一种基于条带的一致性散列数据放置算法

魏征; 窦禹; 高艳珍; 马捷; 孙凝晖; 邢晶

doi:10.7544/issn1000-1239.2021.20190732

摘要: 分布式存储系统作为数据存储的载体，广泛应用于大数据领域.纠删码存储方式相对副本方式，既具有较高的空间利用效率，又能保证数据存储的可靠性，因此被越来多的应用于存储系统当中.在EB级大规模纠删码分布式存储系统中，元数据管理成本较大，位置信息等元数据查询效率影响了I/O时延和吞吐量.基于位置信息记录的有中心数据放置算法需要频繁访问元数据服务器，导致性能优化受限，基于Hash映射的无中心数据放置算法越来越多地得到应用.但面向纠删码的无中心放置算法，在节点变更和数据恢复过程中，存在位置变更困难、迁移数据量大、数据恢复和迁移并发度低等问题.提出了一种基于条带的一致性Hash数据放置算法(consistent Hash data placement algorithm based on stripe, SCHash)，SCHash以条带为单位放置数据，通过把数据块到节点的映射转化为条带到节点组的映射过程，减少节点变动过程中的数据迁移量，从而在恢复过程中降低了变动数据的比例，加速了恢复带宽.并基于SCHash算法设计了一种基于条带的并发I/O调度恢复策略，通过避免选取同一节点的数据块进行I/O操作，提升了I/O并行度，通过调度恢复I/O和迁移I/O的执行顺序，减少了数据恢复的执行时间.相比APHash数据放置算法，SCHash在数据恢复过程中，减少了46.71%~85.28%数据的迁移.在条带内重建时，恢复带宽提升了48.16%，在条带外节点重建时，恢复带宽提升了138.44%.

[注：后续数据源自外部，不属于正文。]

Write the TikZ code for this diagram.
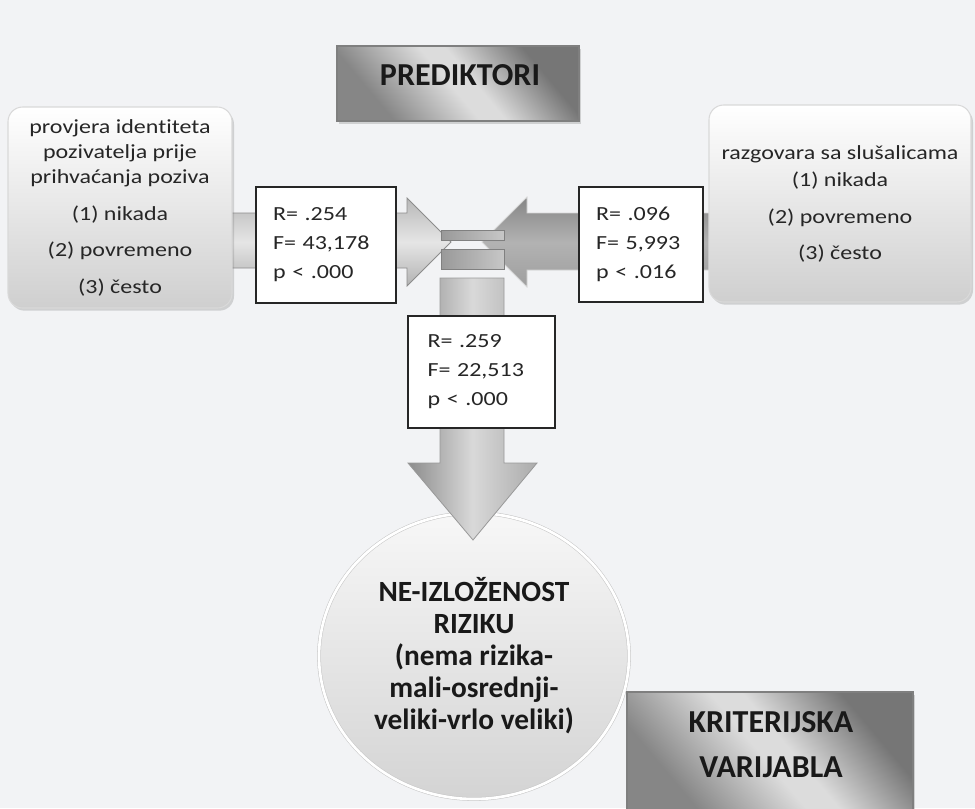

Abstract: As the carrier of data storage, distributed storage system is widely used in the field of large data. Erasure codes are widely adopted by storage systems because of their high spatial efficiency and reliable data storage. In EB-level large-scale erasure coded distributed storage system, the cost of metadata management is high, and the query efficiency of metadata such as location information affects the I/O latency and throughput. The centralized data placement algorithm, based on location information records, needs frequent access to metadata servers, resulting in performance optimization constraints. More and more centerless data placement algorithms based on Hash mapping are applied. But some problems exist in the process of node change and data recovery, such as difficult location change, a large amount of migrated data, low concurrency of data recovery and migration. This paper proposes a consistent Hash data placement algorithm based on stripe (SCHash). SCHash places data in the unit of stripe. By transforming the mapping from data block to node into the mapping process from stripe to node group, it reduces the amount of data migration in the process of node change. Thus, in the recovery process, the proportion of data migration is reduced, and the recovery speed is accelerated. On the basis of SCHash, this paper designs and implements a recovery strategy of parallel I/O scheduling based on stripe. The recovery strategy avoids the selection of the data block in the same node in I/O operation, which also enhances the degree of parallelism of I/O. Compared with the APHash algorithm, SCHash algorithm reduces the data transfer by 46.71% to 85.28% in the data recovery. The recovery rate is improved by 48.16% when the nodes are rebuilt in the stripe, and the recovery rate is increased by 138.44% when the nodes are rebuilt out of the stripe.

一种基于条带的一致性散列数据放置算法

A Consistent Hash Data Placement Algorithm Based on Stripe